# Dwarfs still rocking!



## Dryadz (Nov 30, 2013)

Hey guys! I had a game of Fantasy with my dwarfs yesterday, and have to say they still kick arse! Doing kind of an escalation at work, so this was my first proper game i.e 500 points. It was kind of doubles with 3 good players at 500 points and 2 Baddies at 750.

I was very pleased with my GW warriors, who with help from empire Knights, managed to see off a big block of plague bearers. The real star was my Thane, he Scared off the board 3 Dragon ogres, killed a Plague Toad, Nurgle Herald, 5 Marauder Horse-men, and some Plage Bearers. The only thing that didn't do well was my Bolt Thrower, which I lost straight away to some Demon magic mischief. 
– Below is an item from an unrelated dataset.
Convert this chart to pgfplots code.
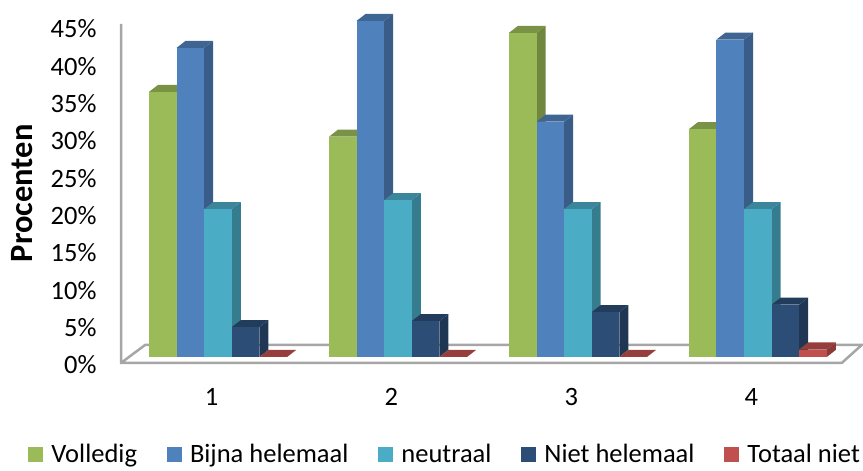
\documentclass[border=0pt]{standalone}
\usepackage{fontspec}
\setmainfont{Carlito}
\usepackage{pgfplots}
\pgfplotsset{compat=1.18}

\definecolor{cGreen}{HTML}{9BBB59}
\definecolor{cBlue}{HTML}{4F81BD}
\definecolor{cCyan}{HTML}{4BACC6}
\definecolor{cNavy}{HTML}{2C4D75}
\definecolor{cRed}{HTML}{C0504D}
\definecolor{cWall}{HTML}{A6A6A6}

% one 3D column: group, slot (0-4), value, colour
\newcommand{\column}[4]{%
  \pgfmathsetmacro{\xa}{#1-0.347+#2*0.1533}
  \pgfmathsetmacro{\xb}{\xa+0.1533}
  \pgfmathsetmacro{\xc}{\xb+0.05}
  \pgfmathsetmacro{\xd}{\xa+0.05}
  \pgfmathsetmacro{\yt}{#3+0.94}
  \pgfmathsetmacro{\yb}{0.94}
  \addplot[forget plot,draw=none,fill=#4!72!black] coordinates {(\xb,0)(\xc,\yb)(\xc,\yt)(\xb,#3)} --cycle;
  \addplot[forget plot,draw=none,fill=#4!78!black] coordinates {(\xa,#3)(\xb,#3)(\xc,\yt)(\xd,\yt)} --cycle;
  \addplot[forget plot,draw=none,fill=#4] coordinates {(\xa,0)(\xb,0)(\xb,#3)(\xa,#3)} --cycle;
}

\begin{document}
\begin{tikzpicture}
\begin{axis}[
  width=863pt, height=470pt, scale only axis,
  xmin=-0.175, xmax=4.62, ymin=-15.13, ymax=47.79,
  clip=false,
  axis line style={draw=none},
  major tick length=0pt,
  xtick={1,2,3,4},
  ytick={0,5,...,45},
  yticklabel={\pgfmathprintnumber{\tick}\%},
  /pgf/number format/assume math mode=true,
  tick label style={font=\fontsize{26.5}{30}\selectfont},
  xticklabel style={yshift=85pt},
  yticklabel style={xshift=100pt,yshift=-8pt},
  ylabel={\textbf{Procenten}},
  ylabel style={at={(axis description cs:0.0255,0.589)},anchor=center,font=\fontsize{32.5}{34}\selectfont},
  legend columns=5,
  legend cell align=left,
  legend style={at={(axis description cs:0.0325,0.008)},anchor=south west,draw=none,fill=none,
    font=\fontsize{26.5}{30}\selectfont,inner sep=0pt,
    /tikz/every even column/.append style={column sep=28pt},
    /tikz/every odd column/.append style={column sep=7pt}},
]
\addlegendimage{only marks,mark=square*,mark size=7pt,color=cGreen}
\addlegendentry{Volledig}
\addlegendimage{only marks,mark=square*,mark size=7pt,color=cBlue}
\addlegendentry{Bijna helemaal}
\addlegendimage{only marks,mark=square*,mark size=7pt,color=cCyan}
\addlegendentry{neutraal}
\addlegendimage{only marks,mark=square*,mark size=7pt,color=cNavy}
\addlegendentry{Niet helemaal}
\addlegendimage{only marks,mark=square*,mark size=7pt,color=cRed}
\addlegendentry{Totaal niet}

% walls and floor
\addplot[forget plot,cWall,line width=2.5pt] coordinates {(0.497,44.6)(0.497,-0.8)(4.503,-0.8)(4.614,1.61)(0.631,1.61)(0.497,-0.8)};

\column{1}{0}{35.5}{cGreen}
\column{1}{1}{41.4}{cBlue}
\column{1}{2}{19.8}{cCyan}
\column{1}{3}{4}{cNavy}
\column{1}{4}{0}{cRed}

\column{2}{0}{29.5}{cGreen}
\column{2}{1}{45}{cBlue}
\column{2}{2}{21}{cCyan}
\column{2}{3}{4.8}{cNavy}
\column{2}{4}{0}{cRed}

\column{3}{0}{43.4}{cGreen}
\column{3}{1}{31.5}{cBlue}
\column{3}{2}{19.8}{cCyan}
\column{3}{3}{6}{cNavy}
\column{3}{4}{0}{cRed}

\column{4}{0}{30.5}{cGreen}
\column{4}{1}{42.5}{cBlue}
\column{4}{2}{19.8}{cCyan}
\column{4}{3}{7}{cNavy}
\column{4}{4}{1}{cRed}
\end{axis}
\end{tikzpicture}
\end{document}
Can't wait to try my list again, was a really fun game.


----------



## Flindo (Oct 30, 2010)

honestly I don't really think 500 points is quite enough to represent the potential of an army, you need to get to at least 1,500 to get the meat and potatoes of the army.


----------



## Dryadz (Nov 30, 2013)

Oh I agree Flindo, and I know I will struggle more the higher points we play. I've got about 3000 points of Dwarfs, I've just not played them since 7th Ed. Thought I'd share a small success though  Only playing with painted minis, so can't up the points until I get some more work done.


----------